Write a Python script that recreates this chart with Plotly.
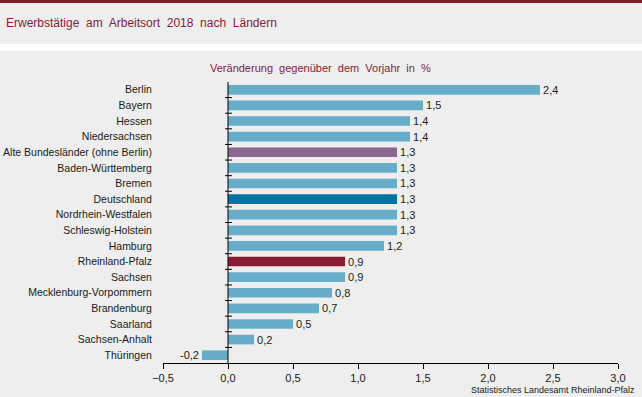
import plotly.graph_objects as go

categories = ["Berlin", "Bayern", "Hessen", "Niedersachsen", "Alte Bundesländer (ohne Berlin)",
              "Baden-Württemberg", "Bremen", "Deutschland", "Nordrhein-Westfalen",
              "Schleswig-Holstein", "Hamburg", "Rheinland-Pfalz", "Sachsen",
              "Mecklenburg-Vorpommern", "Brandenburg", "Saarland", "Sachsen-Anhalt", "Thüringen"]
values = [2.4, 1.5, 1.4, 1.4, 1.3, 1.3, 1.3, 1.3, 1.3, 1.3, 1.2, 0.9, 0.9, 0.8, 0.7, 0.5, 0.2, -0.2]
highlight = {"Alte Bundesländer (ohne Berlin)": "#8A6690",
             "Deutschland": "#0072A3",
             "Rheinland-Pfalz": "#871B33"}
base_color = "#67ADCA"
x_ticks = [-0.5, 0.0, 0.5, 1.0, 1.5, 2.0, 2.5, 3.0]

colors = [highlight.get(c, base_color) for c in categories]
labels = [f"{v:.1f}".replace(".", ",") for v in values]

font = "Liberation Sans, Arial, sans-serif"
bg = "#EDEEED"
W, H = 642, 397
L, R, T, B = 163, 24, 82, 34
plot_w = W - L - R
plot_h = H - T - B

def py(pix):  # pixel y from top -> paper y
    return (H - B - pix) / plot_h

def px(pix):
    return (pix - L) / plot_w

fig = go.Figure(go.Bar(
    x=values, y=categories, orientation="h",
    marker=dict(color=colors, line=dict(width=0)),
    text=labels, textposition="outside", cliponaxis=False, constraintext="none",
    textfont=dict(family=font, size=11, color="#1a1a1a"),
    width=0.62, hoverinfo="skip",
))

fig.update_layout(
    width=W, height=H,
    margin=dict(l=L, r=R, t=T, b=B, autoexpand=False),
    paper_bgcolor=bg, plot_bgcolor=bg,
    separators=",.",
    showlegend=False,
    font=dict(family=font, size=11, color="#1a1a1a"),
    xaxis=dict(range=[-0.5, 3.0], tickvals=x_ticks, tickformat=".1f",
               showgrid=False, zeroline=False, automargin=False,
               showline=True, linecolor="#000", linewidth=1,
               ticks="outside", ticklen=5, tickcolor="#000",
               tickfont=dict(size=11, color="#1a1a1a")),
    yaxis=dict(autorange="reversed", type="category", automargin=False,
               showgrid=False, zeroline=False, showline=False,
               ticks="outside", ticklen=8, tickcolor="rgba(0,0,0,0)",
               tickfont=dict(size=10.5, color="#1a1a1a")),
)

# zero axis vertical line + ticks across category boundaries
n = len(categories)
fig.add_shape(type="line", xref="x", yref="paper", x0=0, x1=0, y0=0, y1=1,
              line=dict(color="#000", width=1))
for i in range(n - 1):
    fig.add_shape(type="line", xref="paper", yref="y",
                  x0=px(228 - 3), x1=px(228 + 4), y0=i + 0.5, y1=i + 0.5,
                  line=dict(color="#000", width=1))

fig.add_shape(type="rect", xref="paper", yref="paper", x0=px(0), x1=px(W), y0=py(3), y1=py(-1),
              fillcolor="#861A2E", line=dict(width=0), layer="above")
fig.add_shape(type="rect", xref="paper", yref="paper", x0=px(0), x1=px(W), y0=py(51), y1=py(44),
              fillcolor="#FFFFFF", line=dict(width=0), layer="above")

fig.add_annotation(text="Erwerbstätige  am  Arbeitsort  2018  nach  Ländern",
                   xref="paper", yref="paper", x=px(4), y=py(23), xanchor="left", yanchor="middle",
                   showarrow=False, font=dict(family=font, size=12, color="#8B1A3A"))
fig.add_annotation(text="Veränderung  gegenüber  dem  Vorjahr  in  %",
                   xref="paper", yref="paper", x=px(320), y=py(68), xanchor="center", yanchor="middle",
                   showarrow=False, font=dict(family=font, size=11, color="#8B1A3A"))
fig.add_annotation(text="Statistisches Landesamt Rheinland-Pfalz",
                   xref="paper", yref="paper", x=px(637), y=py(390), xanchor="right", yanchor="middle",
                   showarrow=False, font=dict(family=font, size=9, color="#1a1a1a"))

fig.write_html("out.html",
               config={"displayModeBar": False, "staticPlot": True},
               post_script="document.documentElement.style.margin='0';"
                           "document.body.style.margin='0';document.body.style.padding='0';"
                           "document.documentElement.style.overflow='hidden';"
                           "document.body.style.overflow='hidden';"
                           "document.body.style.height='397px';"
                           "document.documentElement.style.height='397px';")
====
> Your task
Repeat the listing above from its first line through the line that contains "return (pix - L) / plot_w", both included, and nothing more. Drop the pictures.

> Answer for the task
Write a Python script that recreates this chart with Plotly.
import plotly.graph_objects as go

categories = ["Berlin", "Bayern", "Hessen", "Niedersachsen", "Alte Bundesländer (ohne Berlin)",
              "Baden-Württemberg", "Bremen", "Deutschland", "Nordrhein-Westfalen",
              "Schleswig-Holstein", "Hamburg", "Rheinland-Pfalz", "Sachsen",
              "Mecklenburg-Vorpommern", "Brandenburg", "Saarland", "Sachsen-Anhalt", "Thüringen"]
values = [2.4, 1.5, 1.4, 1.4, 1.3, 1.3, 1.3, 1.3, 1.3, 1.3, 1.2, 0.9, 0.9, 0.8, 0.7, 0.5, 0.2, -0.2]
highlight = {"Alte Bundesländer (ohne Berlin)": "#8A6690",
             "Deutschland": "#0072A3",
             "Rheinland-Pfalz": "#871B33"}
base_color = "#67ADCA"
x_ticks = [-0.5, 0.0, 0.5, 1.0, 1.5, 2.0, 2.5, 3.0]

colors = [highlight.get(c, base_color) for c in categories]
labels = [f"{v:.1f}".replace(".", ",") for v in values]

font = "Liberation Sans, Arial, sans-serif"
bg = "#EDEEED"
W, H = 642, 397
L, R, T, B = 163, 24, 82, 34
plot_w = W - L - R
plot_h = H - T - B

def py(pix):  # pixel y from top -> paper y
    return (H - B - pix) / plot_h

def px(pix):
    return (pix - L) / plot_w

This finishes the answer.